I’d been confident that I had all of the right ingredients to break Piper. I just hadn’t accounted for my hunger for her. Hadn’t thought that she might possess all the right weapons to break me. An easy, lyrical laughter, a soft exterior hiding a will of stone beneath.

“Fuck!” I roared, slamming my fist against a tree, disturbing the silence of the woods.

Blood trickled from a cut in my knuckle.

Though I relished the pain, the relief that came from tearing open my skin, this mark was a problem.

It was not easily hidden, masked. It was somewhere that would declare my lack of control. Lack of power.

I thought about my initial feeling, waking up to find Piper gone. To discover I’d slept through her moving around the cabin. Leaving.

She could’ve taken the opportunity to kill me in my sleep. That’s what I would’ve done in her position.

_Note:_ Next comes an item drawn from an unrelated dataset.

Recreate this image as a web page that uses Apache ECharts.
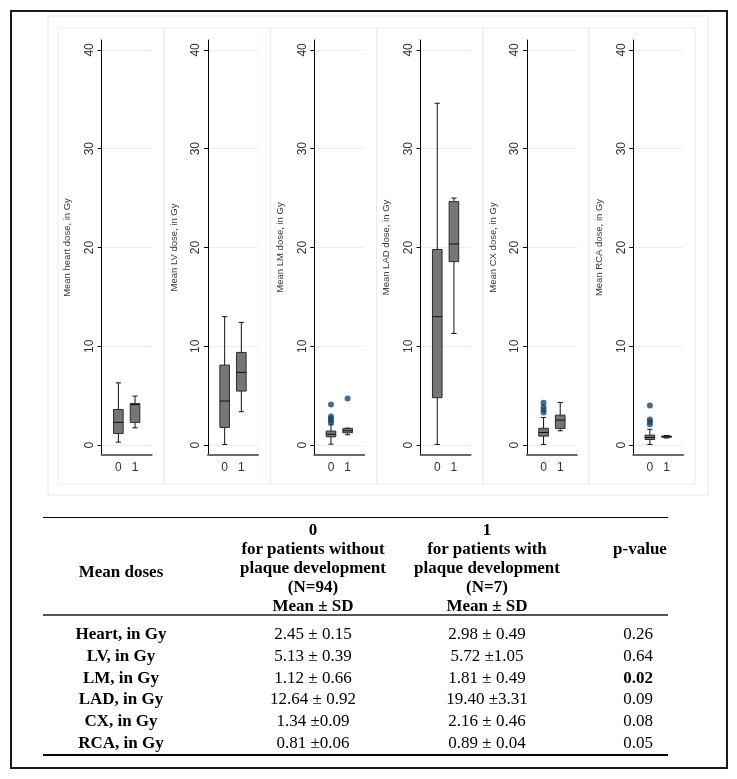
<!DOCTYPE html>
<html><head><meta charset="utf-8">
<script src="https://cdn.jsdelivr.net/npm/echarts@6/dist/echarts.min.js"></script>
<style>
html,body{margin:0;padding:0;background:#fff;}
#wrap{position:relative;width:737px;height:779px;overflow:hidden;background:#fff;}
#chart{position:absolute;left:0;top:0;width:737px;height:779px;}
#frame{position:absolute;left:10px;top:10px;width:718px;height:759px;border:2px solid #1a1a1a;box-sizing:border-box;}
.t{position:absolute;font-family:"Liberation Serif","Times New Roman",serif;font-size:17px;line-height:20px;height:20px;width:220px;text-align:center;color:#000;white-space:nowrap;}
.b{font-weight:bold;}
.hl{position:absolute;left:43px;width:625px;background:#000;}
</style></head>
<body>
<div id="wrap">
  <div id="chart"></div>
  <div id="frame"></div>
  <div id="table"></div>
</div>
<script>
// ---------- chart data ----------
const regions = ['Heart', 'LV', 'LM', 'LAD', 'CX', 'RCA'];
const axisTitles = ['Mean heart dose, in Gy', 'Mean LV dose, in Gy', 'Mean LM dose, in Gy',
                    'Mean LAD dose, in Gy', 'Mean CX dose, in Gy', 'Mean RCA dose, in Gy'];
const groups = ['0', '1'];
const yTicks = [0, 10, 20, 30, 40];
// [min, Q1, median, Q3, max] per region, group 0 (no plaque)
const boxes0 = [
  [0.3, 1.18, 2.3, 3.6, 6.3],
  [0.07, 1.79, 4.46, 8.1, 13.0],
  [0.1, 0.84, 1.1, 1.42, 2.05],
  [0.07, 4.8, 13.0, 19.8, 34.6],
  [0.07, 0.91, 1.28, 1.7, 2.8],
  [0.07, 0.57, 0.78, 1.01, 1.6]
];
// group 1 (plaque)
const boxes1 = [
  [1.75, 2.3, 4.1, 4.2, 4.96],
  [3.38, 5.47, 7.36, 9.38, 12.42],
  [1.05, 1.25, 1.45, 1.69, 1.72],
  [11.3, 18.57, 20.35, 24.64, 25.0],
  [1.45, 1.69, 2.53, 3.04, 4.32],
  [0.72, 0.8, 0.86, 0.92, 0.97]
];
const outliers0 = [[], [], [4.1, 2.9, 2.7, 2.5, 2.3], [], [4.3, 3.85, 3.55, 3.3], [4.0, 2.6, 2.36, 2.1]];
const outliers1 = [[], [], [4.73], [], [], []];

// ---------- table data ----------
const headerLabel = 'Mean doses';
const headerCol0 = ['0', 'for patients without', 'plaque development', '(N=94)', 'Mean ± SD'];
const headerCol1 = ['1', 'for patients with', 'plaque development', '(N=7)', 'Mean ± SD'];
const headerP = 'p-value';
const tableRows = ['Heart, in Gy', 'LV, in Gy', 'LM, in Gy', 'LAD, in Gy', 'CX, in Gy', 'RCA, in Gy'];
const noPlaque = ['2.45 ± 0.15', '5.13 ± 0.39', '1.12 ± 0.66', '12.64 ± 0.92', '1.34 ±0.09', '0.81 ±0.06'];
const withPlaque = ['2.98 ± 0.49', '5.72 ±1.05', '1.81 ± 0.49', '19.40 ±3.31', '2.16 ± 0.46', '0.89 ± 0.04'];
const pValues = ['0.26', '0.64', '0.02', '0.09', '0.08', '0.05'];
const significant = [false, false, true, false, false, false];

// ---------- chart ----------
const chart = echarts.init(document.getElementById('chart'), null, {renderer: 'canvas'});
const AXIS0 = 101.7, STEP = 106.3, GTOP = 40, GH = 415, GW = 50;
const FONT = '"Liberation Sans", Arial, sans-serif';

function renderBox(params, api) {
  const x = api.value(0);
  const v = [1, 2, 3, 4, 5].map(k => api.value(k));
  const pMin = api.coord([x, v[0]]), pQ1 = api.coord([x, v[1]]), pMed = api.coord([x, v[2]]),
        pQ3 = api.coord([x, v[3]]), pMax = api.coord([x, v[4]]);
  const cx = pMed[0], hw = 4.8, cw = 2.6;
  const ws = {stroke: '#111', lineWidth: 1, fill: null};
  return {
    type: 'group',
    children: [
      {type: 'line', shape: {x1: cx, y1: pQ3[1], x2: cx, y2: pMax[1]}, style: ws},
      {type: 'line', shape: {x1: cx, y1: pQ1[1], x2: cx, y2: pMin[1]}, style: ws},
      {type: 'line', shape: {x1: cx - cw, y1: pMax[1], x2: cx + cw, y2: pMax[1]}, style: ws},
      {type: 'line', shape: {x1: cx - cw, y1: pMin[1], x2: cx + cw, y2: pMin[1]}, style: ws},
      {type: 'rect', shape: {x: cx - hw, y: pQ3[1], width: hw * 2, height: Math.max(pQ1[1] - pQ3[1], 1)},
       style: {fill: '#767676', stroke: '#2b2b2b', lineWidth: 1}},
      {type: 'line', shape: {x1: cx - hw, y1: pMed[1], x2: cx + hw, y2: pMed[1]}, style: {stroke: '#111', lineWidth: 1}}
    ]
  };
}

const grids = [], xAxes = [], yAxes = [], series = [], graphics = [];
graphics.push({type: 'rect', shape: {x: 48, y: 16, width: 660, height: 479},
  style: {fill: null, stroke: '#e2e8e8', lineWidth: 1}, silent: true, z: -10});
regions.forEach((r, i) => {
  graphics.push({type: 'rect', shape: {x: 58 + 106.2 * i, y: 28, width: 106.2, height: 456},
    style: {fill: null, stroke: '#e8eded', lineWidth: 1}, silent: true, z: -10});
  grids.push({left: AXIS0 + STEP * i, top: GTOP, width: GW, height: GH});
  xAxes.push({
    gridIndex: i, type: 'value', min: -1, max: 2,
    axisLine: {show: true, onZero: false, lineStyle: {color: '#6a6a6a', width: 2}},
    axisTick: {show: false}, splitLine: {show: false},
    axisLabel: {customValues: [0, 1], formatter: v => groups[v], color: '#333', fontSize: 12, margin: 7, fontFamily: FONT}
  });
  yAxes.push({
    gridIndex: i, type: 'value', min: -1, max: 41,
    name: axisTitles[i], nameLocation: 'middle', nameGap: 29, nameRotate: 90,
    nameTextStyle: {fontSize: 9.5, color: '#3a3a3a', fontFamily: FONT},
    axisLine: {show: true, onZero: false, lineStyle: {color: '#000', width: 1}},
    axisTick: {show: true, length: 4, customValues: yTicks, lineStyle: {color: '#000'}},
    axisLabel: {customValues: yTicks, rotate: 90, fontSize: 12, color: '#333', margin: 6, fontFamily: FONT},
    splitLine: {show: true, lineStyle: {color: '#eceff0', width: 1}}
  });
  series.push({
    type: 'custom', xAxisIndex: i, yAxisIndex: i, renderItem: renderBox,
    encode: {x: 0, y: [1, 2, 3, 4, 5]},
    data: [[0].concat(boxes0[i]), [1].concat(boxes1[i])], z: 3
  });
  const pts = outliers0[i].map(v => [0, v]).concat(outliers1[i].map(v => [1, v]));
  series.push({
    type: 'scatter', xAxisIndex: i, yAxisIndex: i, symbol: 'circle', symbolSize: 6,
    itemStyle: {color: '#1a476f'}, data: pts, z: 4
  });
});

chart.setOption({
  animation: false, backgroundColor: '#fff',
  grid: grids, xAxis: xAxes, yAxis: yAxes, series: series, graphic: graphics
});

// ---------- table ----------
const tbl = document.getElementById('table');
function addText(txt, cx, cy, bold) {
  const d = document.createElement('div');
  d.className = 't' + (bold ? ' b' : '');
  d.style.left = (cx - 110) + 'px';
  d.style.top = (cy - 10) + 'px';
  d.textContent = txt;
  tbl.appendChild(d);
}
function addLine(y, h, color) {
  const d = document.createElement('div');
  d.className = 'hl';
  d.style.top = y + 'px'; d.style.height = h + 'px'; d.style.background = color;
  tbl.appendChild(d);
}
const COLS = [121, 313, 487, 638];
const HEAD_Y = 530, HEAD_STEP = 19, ROW_Y = 634, ROW_STEP = 21.8;
addLine(516.5, 1.5, '#000');
headerCol0.forEach((t, k) => addText(t, COLS[1], HEAD_Y + HEAD_STEP * k, true));
headerCol1.forEach((t, k) => addText(t, COLS[2], HEAD_Y + HEAD_STEP * k, true));
addText(headerLabel, COLS[0], HEAD_Y + HEAD_STEP * 2.2, true);
addText(headerP, 640, HEAD_Y + HEAD_STEP * 1, true);
addLine(613.5, 2, '#555');
tableRows.forEach((t, k) => {
  const y = ROW_Y + ROW_STEP * k;
  addText(t, COLS[0], y, true);
  addText(noPlaque[k], COLS[1], y, false);
  addText(withPlaque[k], COLS[2], y, false);
  addText(pValues[k], COLS[3], y, significant[k]);
});
addLine(754, 1.5, '#000');
</script>
</body></html>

But not everyone was like me. Not everyone killed easier than breathing, became a living nightmare to escape their own demons and needed to split their skin open to feel anything.

Not everyone was a monster.

Somehow, Piper was gentle. In this cruel world, she hadn’t been beaten down, embittered. Not even with the proof that goodness was not rewarded. It was only coveted by men like Stone, destroyed by men like me.

That wasn’t what captivated me about her, though. It was the fire that burned through that gentleness. She wasn’t weak. That defiant tilt of her chin, the way she overcame her fear of me. The confidence of her gait as she tore through unforgiving woods. Her sense of direction in a place that almost turned me around. Her chopping fucking wood.

I stared at my blood staining a tree that had likely been standing longer than I’d been alive, in woods that were older than our civilized country.

Civilized.

That’s something I wasn’t. Something I’d never be. A demon in a suit, masquerading as a human but not quite pulling it off.

We were different species. I needed to remind myself of that.

I did not deserve an ounce of pleasure or happiness the prospect of her promised.

And she did not deserve the lifetime of ruin I promised.

Then again, her life was already ruined with or without me.

Piper

The temperature was impressive, given how remote the cabin was, but even the scalding-hot shower couldn’t cure me, couldn’t chase away the chill nesting in my neurons. I’d investigated the hot water source—a large propane tank slightly removed from the house. I wanted to ask Knox about the plumbing, the running water. My guess would be some kind of gravity fed system from a nearby creek, or maybe a well. But no way was I making conversation with Knox after what happened.

It was selfish of me to take such a long and hot shower since the propane would eventually run out. But I didn’t give a shit about Knox’s hot showers. I probably should’ve at the very least thought about future me needing showers, but I wasn’t able to think practically right then.

I’d scrubbed myself raw, as if I could get the power of his gaze off my skin. It wasn’t on my skin, though; it was imprinted in my cells.

Despite the warmth of the shower, the body heat generated from the run and the rapidly warming spring morning, my teeth chattered.

I’d put on a long-sleeved shirt, a cardigan and leggings, trying to let my hair air dry outside in the sun while again nibbling on an apple and some bread.

My body was crying out for coffee, but a half-desperate search of the cupboards showed there was none to be had.

That further solidified my theory that Knox was some kind of robot or vampire. There was no way he could be human if he didn’t operate on caffeine. Especially considering the lack of sleep he’d had. And I assumed chasing, kidnapping and terrifying people took up a lot of energy.

Drugs, then, if he was indeed human. It had to be stimulants. I’d seen behind the curtain, discovering that many successful people were on some kind of drug to keep them up, to get them up, to bring them down.